The company, by the aid of generous benefactors, looks well after the poor widows of clerks and the decayed brethren, bestowing upon them adequate pensions for their support in their indigence and old age. These benefactions entrusted to the care of the company, and the gifts by its members of plate and other treasures, show the affectionate regard of the parish clerks for their ancient and interesting associations, which has done much to preserve the dignity of the office, to keep inviolate its traditions, and to improve the status of its members.
[Illustration: A PAGE OF THE BEDE ROLL OF THE PARISH CLERKS’ COMPANY]
CHAPTER IX
THE CLERKS OF LONDON: THEIR DUTIES AND PRIVILEGES
A brief study of the history of the Parish Clerks’ Company has already revealed the important part which its members played in the old City life of London. They were intimately connected with the Corporation. The clerks held their services in the Guildhall Chapel, and were required on Michaelmas Day to sing the Mass before the Lord Mayor, aldermen, and commoners before they went to the election of a new Lord Mayor. As early as the days of the famous Richard Whittington, on the occasion of his first election to the mayoralty, which as the popular rhyme says he held three times, we hear of their services being required for this great function.
In the year 1406 it was ordered that “a Mass of the Holy Ghost should be celebrated with solemn music in the chapel annexed to the Guildhall, to the end that the same commonalty by the grace of the Holy Spirit might be able peacefully and amicably to nominate two able and proper persons to be mayor of the City for the ensuing year, the same Mass, by the ordinance of the Chamberlain for the time being, to be solemnly chanted by the finest singers, in the chapel aforesaid and upon that feast.”
And when the Mass was no longer sung in the chapel of the Guildhall, they still chanted the Psalms and anthems before and after divine service and sermon, sometimes with the help of “two singing men of Paul’s,” who received twelvepence apiece for their pains; and sometimes the singing was done by a convenient number of the Clerks’ Company most skilful in singing, and deemed most fit by the master and wardens to perform that service.

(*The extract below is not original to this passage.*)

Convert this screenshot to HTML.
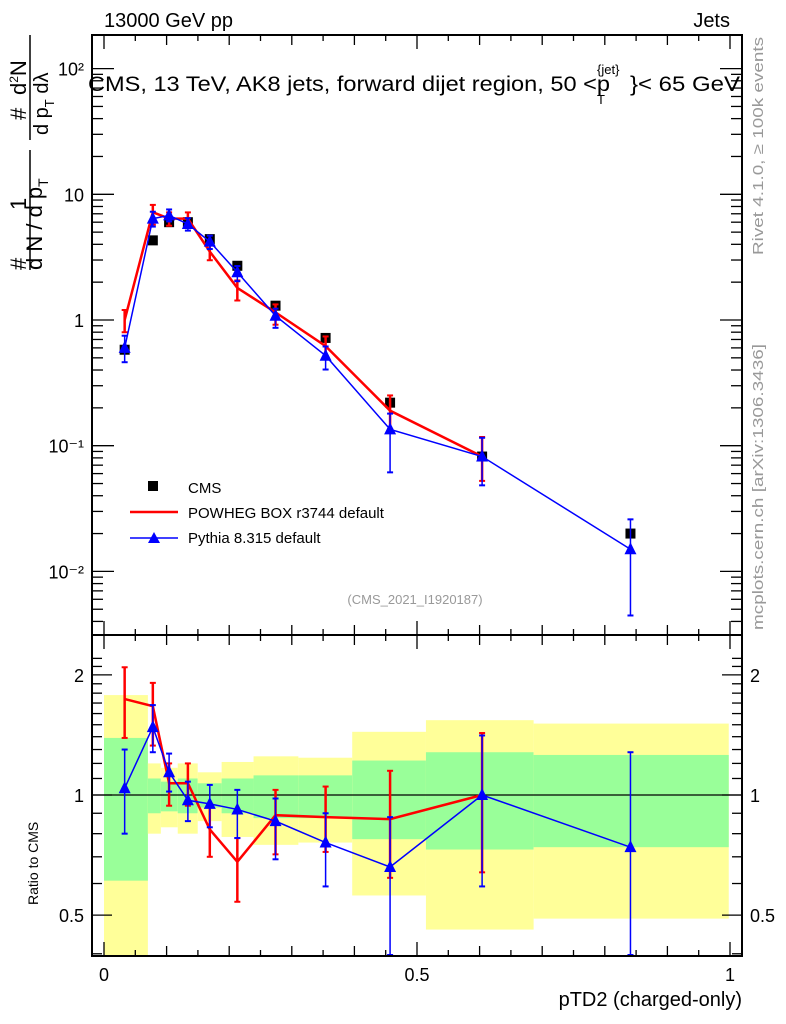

They were in great request at the great and stately funerals of the sixteenth century, going before the hearse and singing with their surplices hanging on their arms till they came to the church. The changes wrought by the Reformation strongly affected their use. In the early years of the century we can hear them chanting anthems, dirige, and Mass; later on they sing “the Te Deum in English new fashion, Geneva wise—men, women and all do sing and boys.”